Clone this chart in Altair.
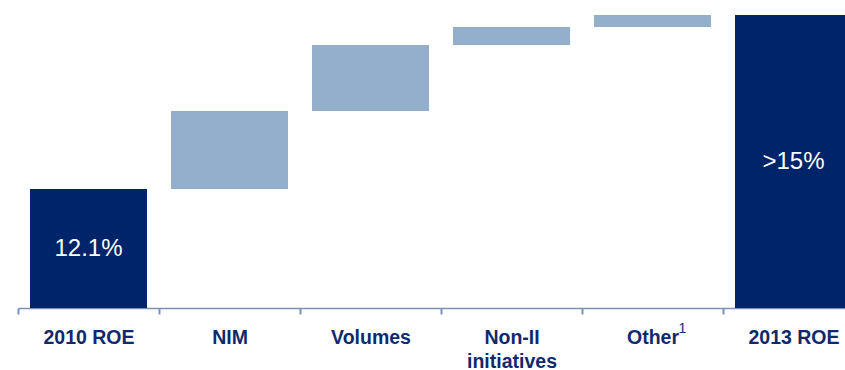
import altair as alt
import pandas as pd

# Waterfall: ROE bridge from 2010 to 2013 (percentage points)
categories = ["2010 ROE", "NIM", "Volumes", "Non-II initiatives", "Other", "2013 ROE"]
changes = [12.1, 1.3, 1.1, 0.3, 0.2, 15.0]
kinds = ["total", "step", "step", "step", "step", "total"]
bar_labels = ["12.1%", "", "", "", "", ">15%"]

Y_MIN, Y_MAX = 10.12, 15.25

DARK = "#002469"
LIGHT = "#93afcc"
AXIS = "#7d91b6"
TEXT = "#0f2a6c"
FONT = "Liberation Sans"

rows = []
running = 0.0
for cat, val, kind, lab in zip(categories, changes, kinds, bar_labels):
    if kind == "total":
        start, end = 0.0, val
        running = val
    else:
        start, end = running, running + val
        running = end
    rows.append({
        "cat": cat, "start": start, "end": end, "kind": kind, "label": lab,
        "mid": (max(start, Y_MIN) + end) / 2,
    })
df = pd.DataFrame(rows)

x_enc = alt.X(
    "cat:N",
    sort=categories,
    scale=alt.Scale(range=[0, 846], paddingInner=0, paddingOuter=0),
    axis=alt.Axis(
        title=None,
        labelAngle=0,
        labelFont=FONT,
        labelFontSize=19.5,
        labelFontWeight="bold",
        labelColor=TEXT,
        labelPadding=14,
        labelLineHeight=24,
        labelExpr="datum.value == 'Non-II initiatives' ? ['Non-II', 'initiatives'] : datum.label",
        domainColor=AXIS,
        domainWidth=1.5,
        tickColor=AXIS,
        tickWidth=2,
        tickSize=6,
        tickBand="extent",
        grid=False,
    ),
)

y_scale = alt.Scale(domain=[Y_MIN, Y_MAX], zero=False, nice=False)

bars = alt.Chart(df).mark_bar(
    width=alt.RelativeBandSize(117 / 141), clip=True
).encode(
    x=x_enc,
    y=alt.Y("start:Q", scale=y_scale, axis=None),
    y2="end:Q",
    color=alt.Color(
        "kind:N",
        scale=alt.Scale(domain=["total", "step"], range=[DARK, LIGHT]),
        legend=None,
    ),
)

values = alt.Chart(df).mark_text(
    font=FONT, fontSize=24, color="white", baseline="middle", align="center"
).encode(
    x=alt.X("cat:N", sort=categories),
    y=alt.Y("mid:Q", scale=y_scale),
    text="label:N",
)

note = alt.Chart(pd.DataFrame({"cat": ["Other"], "mark": ["1"]})).mark_text(
    font=FONT, fontSize=14, color=TEXT, baseline="alphabetic", align="center", dx=30
).encode(
    x=alt.X("cat:N", sort=categories),
    y=alt.value(333),
    text="mark:N",
)

chart = alt.layer(bars, values, note).properties(
    width=827,
    height=308,
    autosize=alt.AutoSizeParams(type="none"),
    padding={"left": 18, "top": 0, "right": 0, "bottom": 62},
).configure_view(stroke=None)

chart.save("out.html", embed_options={"renderer": "svg", "actions": False})
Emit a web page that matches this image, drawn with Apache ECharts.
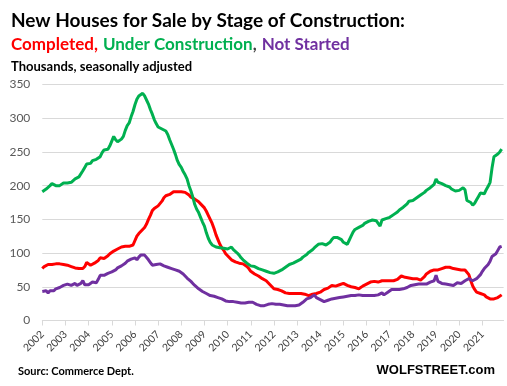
<!DOCTYPE html>
<html><head><meta charset="utf-8">
<script src="https://cdn.jsdelivr.net/npm/echarts@6/dist/echarts.min.js"></script>
<style>html,body{margin:0;padding:0;background:#fff}#c{width:507px;height:386px}</style>
</head><body><div id="c"></div>
<script>
// Year tick labels
var years = ['2002','2003','2004','2005','2006','2007','2008','2009','2010','2011','2012','2013','2014','2015','2016','2017','2018','2019','2020','2021'];
// Monthly, Jan 2002 - Nov 2021, thousands, SA
var underConstruction = [
191,193,195,197,200,203,201,200,199,200,202,204,
205,204,203,205,207,210,212,213,215,222,227,232,
231,233,237,238,239,237,243,249,253,253,254,259,
266,273,268,265,267,269,273,282,289,293,302,310,
320,328,333,335,337,333,327,321,313,306,298,292,
287,285,284,283,281,276,268,261,254,246,237,231,
227,221,216,210,200,192,183,172,165,160,153,146,
140,130,122,116,112,110,109,108,108,107,107,106,
106,108,109,105,103,100,97,93,90,88,85,83,
81,80,80,79,77,76,75,74,73,72,71,70,
70,71,72,73,75,77,79,81,83,84,85,87,
88,89,91,94,96,98,101,103,105,108,110,113,
115,114,113,112,114,116,120,123,124,123,121,120,
116,114,113,119,125,131,135,137,138,139,141,144,
146,147,148,149,147,148,149,140,149,150,151,152,
153,155,157,159,161,164,166,168,170,173,177,178,
178,180,182,184,186,188,190,193,195,197,199,202,
210,205,204,203,201,200,200,198,195,194,192,191,
193,195,197,194,178,177,175,171,174,179,184,189,
190,188,194,199,205,226,243,245,247,250,254
];
var completed = [
77,80,82,83,84,83,83,84,85,84,83,83,
83,82,81,80,79,78,77,77,76,77,80,86,
88,82,84,85,87,89,93,92,92,94,96,99,
101,103,104,106,107,109,109,110,110,110,111,112,
114,125,129,132,130,138,143,150,156,163,166,167,
170,172,177,182,185,186,187,188,191,193,191,191,
191,190,190,188,186,183,181,180,178,176,173,171,
167,162,156,150,144,136,127,120,113,108,104,99,
96,93,90,88,87,86,85,85,84,83,80,77,
73,71,69,67,66,64,62,61,59,56,53,50,
47,46,46,45,44,42,41,40,40,40,40,40,
40,40,40,40,39,38,37,38,39,40,40,41,
42,44,46,47,48,50,52,52,51,52,53,55,
55,54,52,51,50,49,49,48,47,49,51,53,
54,56,57,57,58,57,57,58,59,59,59,59,
59,59,59,60,61,63,66,65,64,63,63,63,
62,62,62,61,60,62,65,69,71,73,75,75,
75,75,76,77,78,79,79,79,78,77,77,76,
75,75,74,75,74,68,59,51,46,42,41,40,
39,38,35,33,32,32,32,33,34,36,38
];
var notStarted = [
43,45,44,41,44,42,44,47,48,49,51,52,
53,54,55,52,54,55,52,51,55,59,53,52,
53,54,57,58,56,61,67,66,67,69,70,71,
72,73,75,78,80,81,83,85,88,89,91,93,
93,90,94,97,99,97,95,90,86,82,80,83,
84,84,83,81,80,79,78,77,76,75,74,73,
71,69,66,63,61,58,55,52,50,47,45,43,
41,40,38,37,37,36,35,34,33,32,31,29,
30,28,28,28,27,27,26,26,27,26,26,27,
28,27,26,24,23,22,21,22,23,24,26,25,
24,24,25,24,24,23,22,22,22,22,22,22,
23,23,24,27,29,32,33,34,36,38,34,32,
31,29,28,29,30,31,32,33,33,34,34,35,
35,36,36,37,37,37,37,38,38,37,37,37,
37,36,37,37,37,37,38,39,41,38,39,42,
44,46,46,46,46,46,47,47,48,49,51,52,
52,53,53,54,53,54,55,54,56,57,58,59,
67,58,56,55,54,54,54,53,53,52,54,56,
54,55,56,59,61,62,61,59,60,62,64,68,
73,77,79,83,88,95,97,99,104,109,110
];
var yTicks = {min:0, max:350, step:50};

var months = [];
years.forEach(function(y){ for (var m=1;m<=12;m++) months.push(y + '-' + (m<10?'0':'') + m); });

var chart = echarts.init(document.getElementById('c'), null, {renderer:'canvas'});
var font = 'Lato, "Open Sans", sans-serif';
chart.setOption({
  animation:false,
  backgroundColor:'#fff',
  title:[
    {text:'New Houses for Sale by Stage of Construction:', left:6, top:6,
     textStyle:{fontFamily:font, fontWeight:'bold', fontSize:19, color:'#000'}},
    {text:'{r|Completed,} {g|Under Construction}{k|,} {p|Not Started}', left:6, top:31,
     textStyle:{rich:{
       r:{color:'#FF0000', fontFamily:font, fontSize:17},
       g:{color:'#00B050', fontFamily:font, fontSize:17},
       k:{color:'#404040', fontFamily:font, fontSize:17},
       p:{color:'#7030A0', fontFamily:font, fontSize:17}}}},
    {text:'Thousands, seasonally adjusted', left:6, top:55,
     textStyle:{fontFamily:font, fontWeight:'bold', fontSize:13, color:'#000'}},
    {text:'Sourc: Commerce Dept.', left:13, top:361,
     textStyle:{fontFamily:font, fontWeight:'bold', fontSize:11, color:'#000'}},
    {text:'WOLFSTREET.com', right:7, top:359,
     textStyle:{fontFamily:'"Liberation Sans", Arial, sans-serif', fontWeight:'bold', fontSize:13, color:'#000'}}
  ],
  grid:{left:42.3, right:3.4, top:84.5, bottom:65.5, containLabel:false},
  xAxis:{
    type:'category', data:months, boundaryGap:false,
    axisLine:{lineStyle:{color:'#D9D9D9', width:1}},
    axisTick:{show:true, length:5, lineStyle:{color:'#D9D9D9'}, interval:function(i){return i%12===0;}},
    axisLabel:{interval:function(i){return i%12===0;}, rotate:45, margin:12,
      formatter:function(v){return v.slice(0,4);},
      fontFamily:font, fontSize:10.5, color:'#404040'},
    splitLine:{show:false}
  },
  yAxis:{
    type:'value', min:yTicks.min, max:yTicks.max, interval:yTicks.step,
    axisLine:{show:false}, axisTick:{show:false},
    axisLabel:{fontFamily:font, fontSize:12, color:'#595959', margin:12},
    splitLine:{lineStyle:{color:'#D9D9D9', width:1}}
  },
  series:[
    {name:'Completed', type:'line', data:completed, showSymbol:false, lineStyle:{color:'#FF0000', width:3}, itemStyle:{color:'#FF0000'}},
    {name:'Under Construction', type:'line', data:underConstruction, showSymbol:false, lineStyle:{color:'#00B050', width:3}, itemStyle:{color:'#00B050'}},
    {name:'Not Started', type:'line', data:notStarted, showSymbol:false, lineStyle:{color:'#7030A0', width:3}, itemStyle:{color:'#7030A0'}}
  ]
});
</script></body></html>
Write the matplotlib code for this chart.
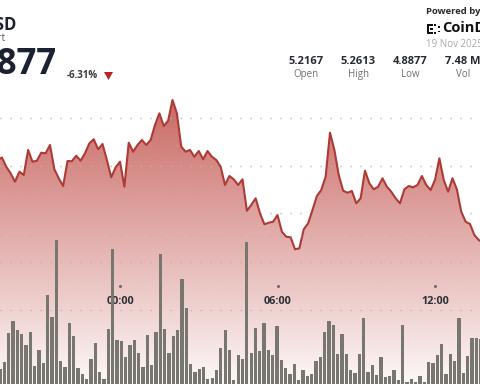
====================
◆ PROBLEM: Say how many lines above contain the string "this". Answer with the number only.

◆ ANSWER: 3